Yes, you should raise your prices if vehicle wraps are currently not as profitable as they should be when you take all the factors into consideration (design time / printing time / material costs / wrapping time / additional overheads).

I'm sure we have all been in a situation where we have not allowed enough time for us to complete a wrap when things have took longer than expected.

The thing with running a sign making business is that we all do a lot more than just wrap vehicles.

There are a lot of freelance vehicle wrap installers out there who literally just wrap all day long every day.

On occasion for some of the more "challenging" wraps, we use a freelance wrap installer who can often complete the job twice as quick than if we were to do it ourselves. This is usually more cost effective when you factor in how valuable your time is and the additional profit you can make in the time saved.
 

DL Signs

Never go against the family
There are a lot of freelance vehicle wrap installers out there who literally just wrap all day long every day.

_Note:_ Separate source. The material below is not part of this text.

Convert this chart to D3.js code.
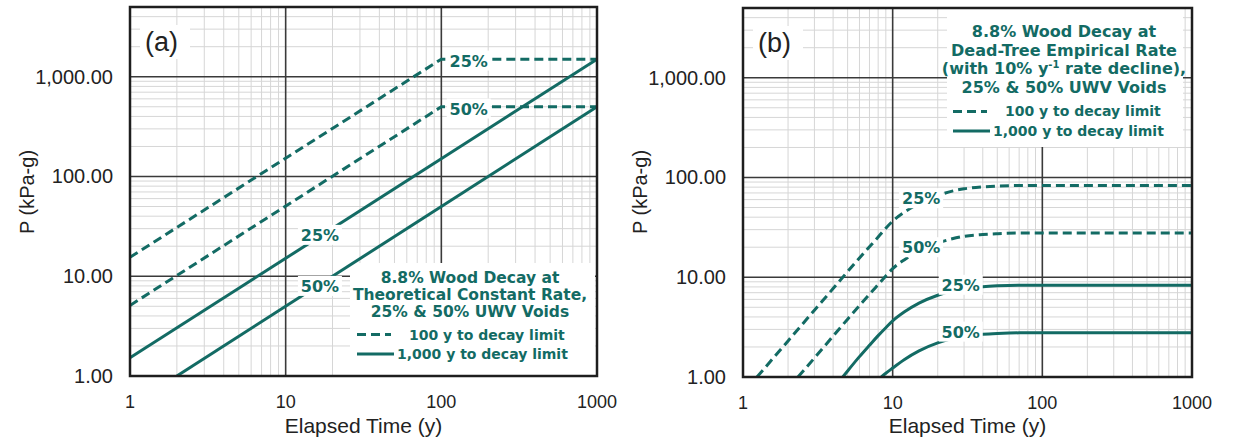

On occasion for some of the more "challenging" wraps, we use a freelance wrap installer who can often complete the job twice as quick than if we were to do it ourselves. This is usually more cost effective when you factor in how valuable your time is and the additional profit you can make in the time saved.
We're more into the sign end than wraps, can't always free up enough time/ personnel, so this is what we do too. We have an extremely talented wrap guy in town who's always happy to have the work when we're too swamped.
 

Precision

New Member
Wraps are hard to make any money on. Especially with the amount of time it takes, and shortage of wrap installers.

We prefer to sell signage.
 

White Haus

Not a Newbie
Without knowing what you're actually charging for these, if you think you're not making enough and wondering if you should raise prices, you probably should.

Factor in all material costs then multiply by 2.5
Factor in your 50 hours of labor etc and multiply by your hourly rate

If that total is less than what you're charging, increase your rates. If they don't like it, they're welcome to shop around and chances are they'll find someone else that will low-ball it and inherit the unprofitable repeat orders.

I know what you mean about it being somewhat predictable repeat business and not wanting to turn it away, but losing money on a regular basis just isn't a good business decision.